I still have this issue regularly on my server, and LagGoggles tells me that it is definitely Geolosys responsible. It appears that expanding the size of ore deposits, despite decreasing their frequency, as I did, DRASTICALLY exacerbates the issue.
Is the best fix for now to delete that file and/or change that config option?
Love this mod btw.
In practice, change the config option.
The source fix would honestly be "don't store that data at all", because there's simply no need to store that data; you can check a given chunk for ore samples when the pick is used, which will take possibly almost an entire millisecond, and then cache that result until the chunk is unloaded. There's no need for storage at all, really, because the actual test ("check this chunk for ores") is trivial and easy to perform extremely quickly.
The problem is that, instead, we've got a file which can be >100MB compressed, which is being rewritten from scratch every time, because NBT doesn't really allow dynamic access and selective updates.
@hendersont2 deleting the file will do nothing in the long-run; you'll still be saving the file (it'll just make a new one that starts with new chunks from that point on)

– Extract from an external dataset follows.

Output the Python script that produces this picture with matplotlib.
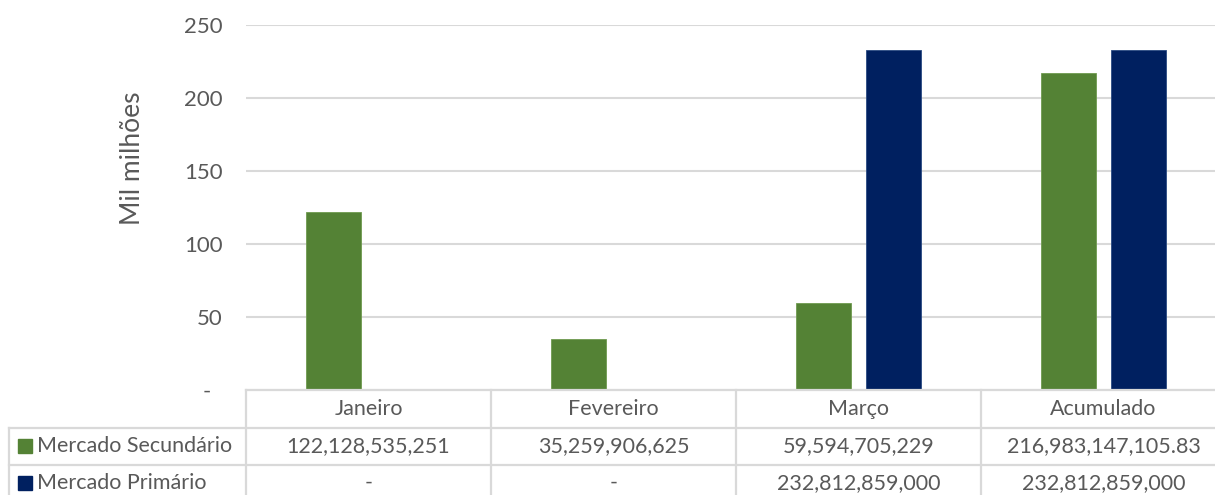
import matplotlib
matplotlib.use("Agg")
import matplotlib.pyplot as plt
from matplotlib.patches import Rectangle

# Data
categories = ["Janeiro", "Fevereiro", "Março", "Acumulado"]
series_names = ["Mercado Secundário", "Mercado Primário"]
secundario = [122128535251, 35259906625, 59594705229, 216983147105.83]
primario = [0, 0, 232812859000, 232812859000]
y_ticks = [0, 50, 100, 150, 200, 250]
y_tick_labels = ["-  ", "50", "100", "150", "200", "250"]
y_label = "Mil milhões"

colors = ["#548235", "#002060"]
text_color = "#595959"
line_color = "#D9D9D9"
font = "Lato"

W, H = 1215, 495
fig = plt.figure(figsize=(W / 100, H / 100), dpi=100)

# Plot area in pixel units: x 246..1226 (runs off the right edge), y 25..390
ax_left, ax_right, ax_top, ax_bottom = 246, 1226, 25, 390
ax = fig.add_axes([ax_left / W, (H - ax_bottom) / H,
                   (ax_right - ax_left) / W, (ax_bottom - ax_top) / H])

n = len(categories)
bar_w = 0.2245
offset = 0.143
xs = list(range(n))
scale = 1e9
ax.bar([x - offset for x in xs], [v / scale for v in secundario], width=bar_w,
       color=colors[0], edgecolor="#6f9a4f", linewidth=0.6, zorder=3)
ax.bar([x + offset for x in xs], [v / scale for v in primario], width=bar_w,
       color=colors[1], edgecolor="#2a4a82", linewidth=0.6, zorder=3)

ax.set_xlim(-0.5, n - 0.5)
ax.set_ylim(0, 250)
ax.set_yticks(y_ticks)
ax.set_yticklabels(y_tick_labels, fontsize=16, color=text_color, family=font)
ax.tick_params(axis="y", length=0, pad=17)
ax.set_xticks([])
ax.yaxis.grid(True, color=line_color, linewidth=1.5, zorder=0)
for s in ax.spines.values():
    s.set_visible(False)

# Data table and axis title drawn in pixel coordinates
tab = fig.add_axes([0, 0, 1, 1], zorder=5)
tab.set_xlim(0, W)
tab.set_ylim(H, 0)
tab.axis("off")
tab.patch.set_alpha(0)

tab.text(133, 158, y_label, rotation=90, ha="center", va="center",
         fontsize=19, color=text_color, family=font)

col_w = (ax_right - ax_left) / n
col_x = [ax_left + i * col_w for i in range(n + 1)]
rows_y = [390, 427.5, 465, 503]
leg_x = 9
lw = 1.6

tab.plot([ax_left, ax_right], [rows_y[0]] * 2, color=line_color, lw=lw, clip_on=False)
for y in rows_y[1:]:
    tab.plot([leg_x, ax_right], [y, y], color=line_color, lw=lw, clip_on=False)
for x in col_x:
    tab.plot([x, x], [rows_y[0], rows_y[-1]], color=line_color, lw=lw, clip_on=False)
tab.plot([leg_x, leg_x], [rows_y[1], rows_y[-1]], color=line_color, lw=lw, clip_on=False)


def fmt(v):
    if v == 0:
        return "-"
    if float(v).is_integer():
        return f"{v:,.0f}"
    return f"{v:,.2f}"


txt_kw = dict(fontsize=15.5, color=text_color, family=font, va="center")
for i, c in enumerate(categories):
    cx = (col_x[i] + col_x[i + 1]) / 2
    tab.text(cx, (rows_y[0] + rows_y[1]) / 2, c, ha="center", **txt_kw)

for r, (name, vals, col) in enumerate(zip(series_names, [secundario, primario], colors)):
    cy = (rows_y[r + 1] + rows_y[r + 2]) / 2
    if r == 1:
        cy = 483
    tab.add_patch(Rectangle((18, cy - 7), 14, 14, color=col))
    tab.text(37, cy, name, ha="left", **txt_kw)
    for i, v in enumerate(vals):
        cx = (col_x[i] + col_x[i + 1]) / 2
        tab.text(cx, cy, fmt(v), ha="center", **txt_kw)

fig.savefig("out.png", dpi=100)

I guess I could go about it the scan-per-chunk way instead like @seebs suggested. I always figured scanning a 16x16x255 (65280 blocks) area would be bad, but I don't suppose it is as long as I optimize it like:
if (block == Geolosys.ORE || block == Geolosys.ORE_VANILLA) {
<tell client playing>
<drop out of loop>
}
This would mean that most iterations would just be x++
/y++
/z++
So now, opinion time: can I get your opinion on this poll?
You might be able to create a file with that name that the user running the server doesn't have permission to open or interact with. It might just suck the errors up, it might fail badly, who knows!
You don't have to scan the x255 chunk. stash the height range for the chunk, or just use a cap based on the highest height you can generate at. But seriously, scanning 65k blocks in a chunk for whether they're geolosys blocks? That should take almost no time. It would be significantly faster than writing even just one chunk's save data. Also, you can probably just do the scan client-side, it's not a big problem if the data's slightly stale. The client should always have the chunk the player is currently in loaded. And a few milliseconds is nothing for local client activity that's in response to user actions.
@seebs Client-side-only would fail when using plugins that hide ores unless one of the sides is visible etc.